La clave está, como siempre, en el equilibrio y la intención. El espacio debe servir a la estructura, a la jerarquía y al mensaje. Debe sentirse natural, deliberado, como parte integral del diseño, no como un accidente o un relleno sobrante. Debe haber una tensión controlada entre los elementos y el vacío que los rodea, una danza visual donde cada componente, visible o invisible, juega su papel.

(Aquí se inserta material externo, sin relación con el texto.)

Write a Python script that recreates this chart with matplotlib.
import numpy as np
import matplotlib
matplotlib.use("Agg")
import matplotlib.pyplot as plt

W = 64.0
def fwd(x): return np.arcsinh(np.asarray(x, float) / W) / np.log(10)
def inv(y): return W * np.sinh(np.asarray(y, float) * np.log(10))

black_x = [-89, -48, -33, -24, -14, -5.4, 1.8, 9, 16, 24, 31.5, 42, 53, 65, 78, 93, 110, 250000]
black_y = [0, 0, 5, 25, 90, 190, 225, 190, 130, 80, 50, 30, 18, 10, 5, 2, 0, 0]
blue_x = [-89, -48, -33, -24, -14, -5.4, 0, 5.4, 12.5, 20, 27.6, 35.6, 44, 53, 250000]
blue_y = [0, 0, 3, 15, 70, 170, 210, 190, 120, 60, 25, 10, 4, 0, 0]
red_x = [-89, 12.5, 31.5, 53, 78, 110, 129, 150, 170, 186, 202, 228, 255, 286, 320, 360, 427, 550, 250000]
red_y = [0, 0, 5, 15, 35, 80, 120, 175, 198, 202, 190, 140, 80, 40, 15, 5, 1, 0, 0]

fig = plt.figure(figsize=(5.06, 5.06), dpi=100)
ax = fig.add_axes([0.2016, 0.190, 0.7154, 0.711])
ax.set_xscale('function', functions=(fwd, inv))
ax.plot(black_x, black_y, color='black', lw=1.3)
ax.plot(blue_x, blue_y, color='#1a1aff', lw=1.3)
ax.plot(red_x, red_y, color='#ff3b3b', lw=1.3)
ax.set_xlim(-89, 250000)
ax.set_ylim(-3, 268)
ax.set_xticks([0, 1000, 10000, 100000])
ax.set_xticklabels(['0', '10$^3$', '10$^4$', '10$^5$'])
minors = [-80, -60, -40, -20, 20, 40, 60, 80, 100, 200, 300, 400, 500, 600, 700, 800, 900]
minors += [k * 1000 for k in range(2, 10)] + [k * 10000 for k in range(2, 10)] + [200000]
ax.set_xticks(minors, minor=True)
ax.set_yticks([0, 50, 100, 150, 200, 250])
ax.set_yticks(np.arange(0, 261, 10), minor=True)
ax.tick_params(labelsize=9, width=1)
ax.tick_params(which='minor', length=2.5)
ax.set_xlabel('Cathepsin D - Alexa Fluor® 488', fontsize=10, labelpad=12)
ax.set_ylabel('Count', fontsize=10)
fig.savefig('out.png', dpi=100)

El lienzo invisible donde reside el significado
Al final, el espacio en blanco es mucho más que la ausencia de elementos. Es el lienzo invisible sobre el que pintamos la experiencia del usuario. También es el ritmo que marca la lectura, la respiración que da vida al contenido, el marco que realza la belleza o la funcionalidad de lo que mostramos. Es, quizás, la herramienta más poderosa y sutil de la que dispone un diseñador.

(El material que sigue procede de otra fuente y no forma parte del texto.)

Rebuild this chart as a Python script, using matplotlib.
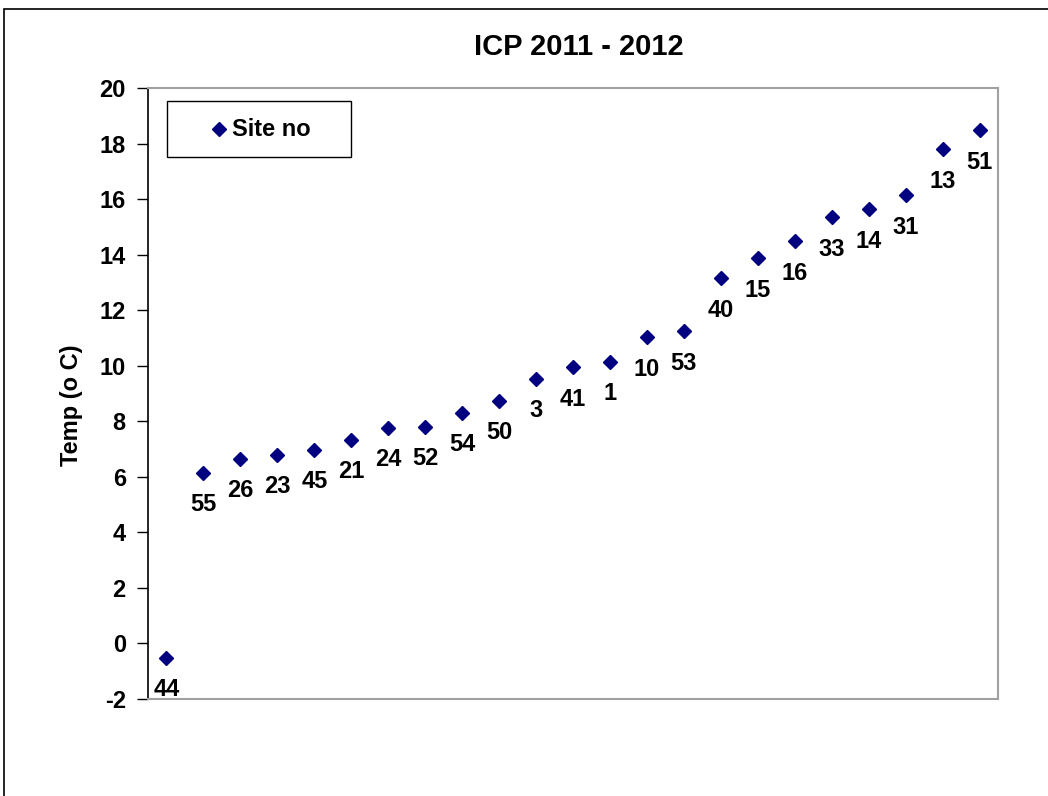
import matplotlib
matplotlib.use("Agg")
import matplotlib.pyplot as plt
from matplotlib.patches import Rectangle

plt.rcParams['font.family'] = ['Liberation Sans', 'DejaVu Sans']
plt.rcParams['font.weight'] = 'bold'

site_labels = ['44', '55', '26', '23', '45', '21', '24', '52', '54', '50', '3', '41',
               '1', '10', '53', '40', '15', '16', '33', '14', '31', '13', '51']
temps = [-0.52, 6.15, 6.65, 6.8, 6.98, 7.34, 7.77, 7.81, 8.31, 8.74, 9.54, 9.94,
         10.15, 11.02, 11.24, 13.15, 13.87, 14.48, 15.35, 15.64, 16.14, 17.8, 18.48]
y_ticks = list(range(-2, 21, 2))

W, H = 1048, 796
fig = plt.figure(figsize=(W / 100, H / 100), dpi=100)
fig.patch.set_facecolor('white')

# outer frame (cropped on right/bottom)
fig.patches.append(Rectangle((4 / W, -0.5), 1.5, (H - 9) / H + 0.5,
                             transform=fig.transFigure, fill=False,
                             edgecolor='black', linewidth=1.2))

AX_L, AX_R, AX_T, AX_B = 148, 998, 88, 699
ax = fig.add_axes([AX_L / W, (H - AX_B) / H, (AX_R - AX_L) / W, (AX_B - AX_T) / H])
xs = list(range(1, len(temps) + 1))
ax.plot(xs, temps, linestyle='none', marker='D', markersize=7.5,
        color='#000080', label='Site no')

for x, y, s in zip(xs, temps, site_labels):
    ax.annotate(s, (x, y), xytext=(0, -32), textcoords='offset pixels',
                ha='center', va='center', fontsize=17, fontweight='bold')

ax.set_xlim(0.5, len(temps) + 0.5)
ax.set_ylim(-2, 20)
ax.set_yticks(y_ticks)
ax.set_yticklabels([str(t) for t in y_ticks], fontsize=17, fontweight='bold')
ax.set_xticks([])
ax.tick_params(axis='y', direction='out', length=8, width=1, pad=8)

for side in ['top', 'right', 'bottom']:
    ax.spines[side].set_color('#a0a0a0')
    ax.spines[side].set_linewidth(1.5)
ax.spines['left'].set_color('black')
ax.spines['left'].set_linewidth(1.2)

ax.set_ylabel('Temp (o C)', fontsize=17, fontweight='bold')
ax.yaxis.set_label_coords((83 - AX_L) / (AX_R - AX_L), (AX_B - 405) / (AX_B - AX_T))
fig.text(579 / W, 1 - 47 / H, 'ICP 2011 - 2012', ha='center', va='center',
         fontsize=21, fontweight='bold')

# legend box drawn to match the reference's proportions
def ax_frac(px, py):
    return ((px - AX_L) / (AX_R - AX_L), (AX_B - py) / (AX_B - AX_T))

lx0, ly0 = ax_frac(167, 157)
lx1, ly1 = ax_frac(351, 101)
ax.add_patch(Rectangle((lx0, ly0), lx1 - lx0, ly1 - ly0, transform=ax.transAxes,
                       fill=True, facecolor='white', edgecolor='black',
                       linewidth=1.0, zorder=5))
mx, my = ax_frac(219, 129)
ax.plot([mx], [my], transform=ax.transAxes, linestyle='none', marker='D',
        markersize=7.5, color='#000080', zorder=6, clip_on=False)
tx, ty = ax_frac(232, 130)
ax.text(tx, ty, 'Site no', transform=ax.transAxes, ha='left', va='center',
        fontsize=17, fontweight='bold', zorder=6)

fig.savefig('out.png', dpi=100)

Dominarlo no es solo aprender a dejar huecos, sino entender por qué y cómo esos huecos funcionan. Es comprender que el silencio puede ser más elocuente que el grito, que la contención puede ser más impactante que la exuberancia, y que a veces, la mejor manera de decir algo importante es, precisamente, no diciendo nada más alrededor.

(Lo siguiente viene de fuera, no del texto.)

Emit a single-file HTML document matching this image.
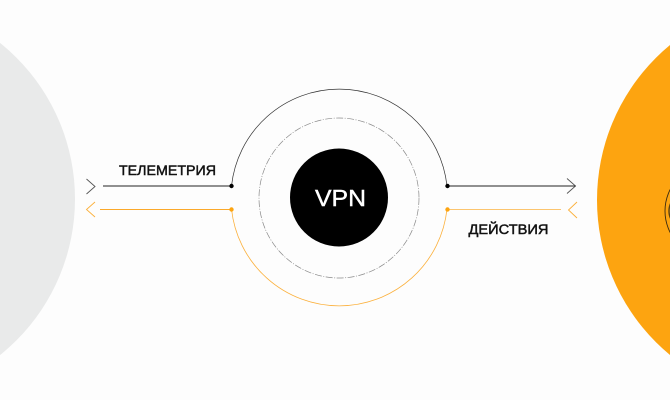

Así que la próxima vez que sientas la tentación irrefrenable de llenar ese «hueco», detente un segundo. Pregúntate si ese vacío no está trabajando más para ti que cualquier otro elemento que pudieras añadir. Quizás descubras que el silencio no solo es dorado, sino que también es condenadamente útil. O tal vez, simplemente, nos hemos acostumbrado tanto al ruido que la calma nos parece sospechosa. Quién sabe. En este oficio, a veces, la mayor sabiduría consiste en saber cuándo callarse… visualmente hablando, claro.